Gone are the days of keeping cash under the mattress in the hopes of saving money. Financial apps have revolutionized how people save and invest by offering secure and competitive interest rates that enable funds to grow consistently. These platforms prioritize safety and provide opportunities for substantial wealth growth. By automating payments, individuals can maintain consistency in their savings and increase their wealth systematically.
Fixed deposits, savings accounts, and chamas were the preferred options for Kenyans in the past. However, there are now numerous financial options available. Money market funds provide an attractive alternative for investors with short-term and long-term investment objectives who seek low-risk channels. With flexible access to funds, this option serves as a practical tool for mitigating the impact of economic uncertainties.
Savings and Credit Cooperatives, commonly known as Saccos, offer individuals a dependable and effective way to save money regularly. By joining a Sacco, you gain access to a range of financial services, including savings accounts, loans, and investment opportunities. The cooperative structure of Saccos ensures that their members have a say in how the organization is run, and the profits generated are shared among the members. Consistently saving money in a Sacco can help you build a strong financial foundation for yourself and your family and achieve your long-term financial goals.

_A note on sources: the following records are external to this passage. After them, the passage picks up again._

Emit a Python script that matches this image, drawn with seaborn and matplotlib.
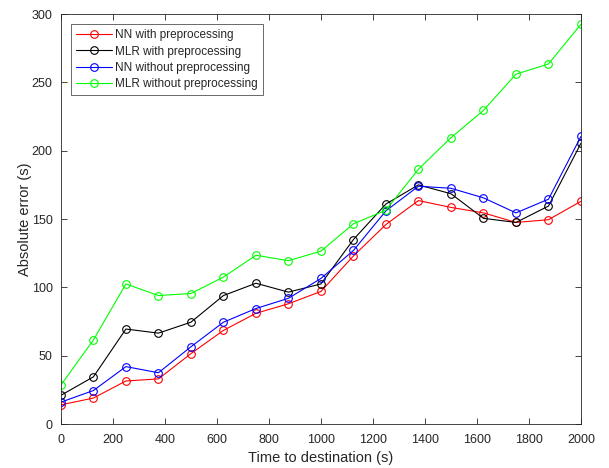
import pandas as pd
import seaborn as sns
import matplotlib.pyplot as plt

# time to destination (s)
time_s = [0, 125, 250, 375, 500, 625, 750, 875, 1000, 1125, 1250, 1375, 1500, 1625, 1750, 1875, 2000]

# absolute error (s) for each method
nn_pre = [14, 19, 31.5, 33, 51.5, 68.5, 81, 88, 97, 123, 146, 163.5, 158.5, 154.5, 147.5, 149.5, 163]
mlr_pre = [21, 34.5, 69.5, 66.5, 74.5, 94, 103, 96.5, 102.5, 135, 161, 175, 168.5, 150.5, 147.5, 159.5, 205.5]
nn_raw = [16, 24.5, 42, 37.5, 56.5, 74.5, 84.5, 92, 106.5, 127, 156, 174, 172.5, 165.5, 154.5, 164.5, 210.5]
mlr_raw = [28.5, 61.5, 102.5, 94, 95.5, 107.5, 123.5, 119.5, 126.5, 146.5, 156.5, 186.5, 209.5, 229.5, 256, 263.5, 292.5]

labels = ["NN with preprocessing", "MLR with preprocessing",
          "NN without preprocessing", "MLR without preprocessing"]
colors = ["#ff0000", "#000000", "#0000ff", "#00ff00"]
series = [nn_pre, mlr_pre, nn_raw, mlr_raw]

sns.set_theme(style="white")
plt.rcParams['font.family'] = ['Liberation Sans', 'DejaVu Sans']
plt.rcParams['xtick.direction'] = 'in'
plt.rcParams['ytick.direction'] = 'in'

fig = plt.figure(figsize=(6.09, 4.68), dpi=100)
ax = fig.add_axes([0.1, 0.094, 0.854, 0.876])

for vals, lab, col in zip(series, labels, colors):
    df = pd.DataFrame({"t": time_s, "err": vals})
    sns.lineplot(data=df, x="t", y="err", ax=ax, color=col, label=lab,
                 marker="o", markersize=5.5, markerfacecolor="none",
                 markeredgecolor=col, markeredgewidth=0.8, linewidth=0.8)

ax.set_xlim(0, 2000)
ax.set_ylim(0, 300)
ax.set_xticks(range(0, 2001, 200))
ax.set_yticks(range(0, 301, 50))
ax.set_xlabel("Time to destination (s)", fontsize=10.5, color="#262626", labelpad=4)
ax.set_ylabel("Absolute error (s)", fontsize=10.5, color="#262626", labelpad=0)
ax.tick_params(axis="x", pad=7)
ax.tick_params(axis="y", pad=6)
ax.tick_params(axis="both", labelsize=9, colors="#262626", length=4, width=0.6,
               top=True, right=True, bottom=True, left=True)
for sp in ax.spines.values():
    sp.set_color("#262626")
    sp.set_linewidth(0.6)

leg = ax.legend(loc="upper left", fontsize=8.5, frameon=True, fancybox=False,
                edgecolor="#262626", handlelength=3.0, handletextpad=0.3,
                borderaxespad=0.85, labelspacing=0.35, borderpad=0.45)
leg.get_frame().set_linewidth(0.6)

fig.savefig("out.png", dpi=100)
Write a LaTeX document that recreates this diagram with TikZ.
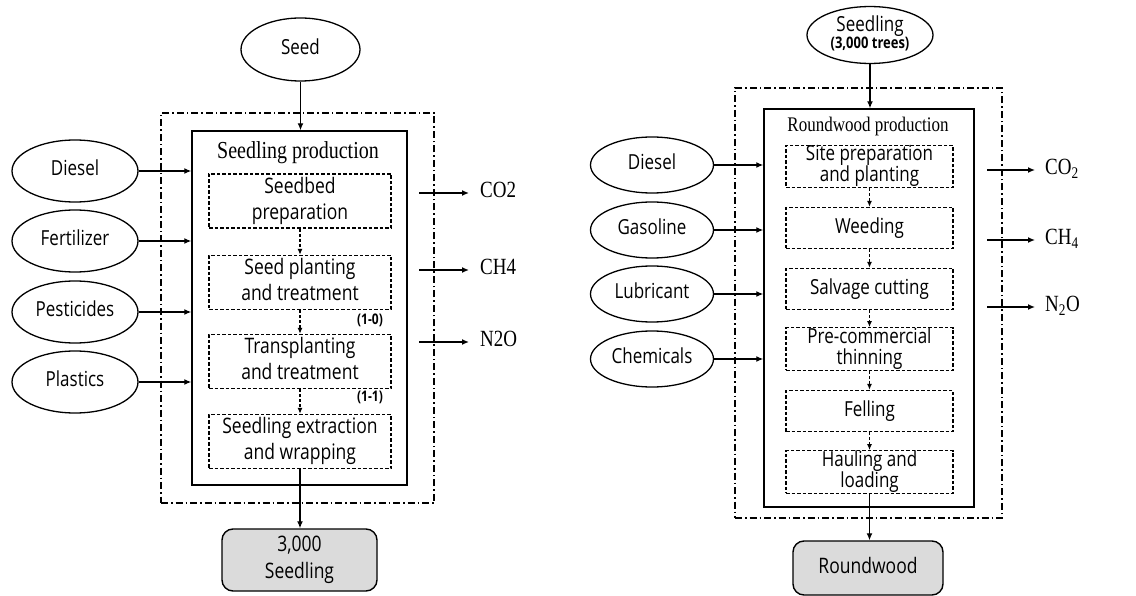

Saving money every month is critical for developing financial discipline, security, and long-term wealth accumulation. The Kiswahili proverb “Haba na haba hujaza kibaba,” or “little by little fills the measure,” emphasizes that regular saving practices lead to the ability to achieve financial goals and build a prosperous future. Setting aside a fixed amount of your monthly earnings, whether through consistent contributions to investments or retirement plans, is a fundamental step towards financial success.
Therefore, adopting a culture of saving is a powerful tool for securing your financial well-being in the future. It’s time to prioritize savings and build a brighter financial future.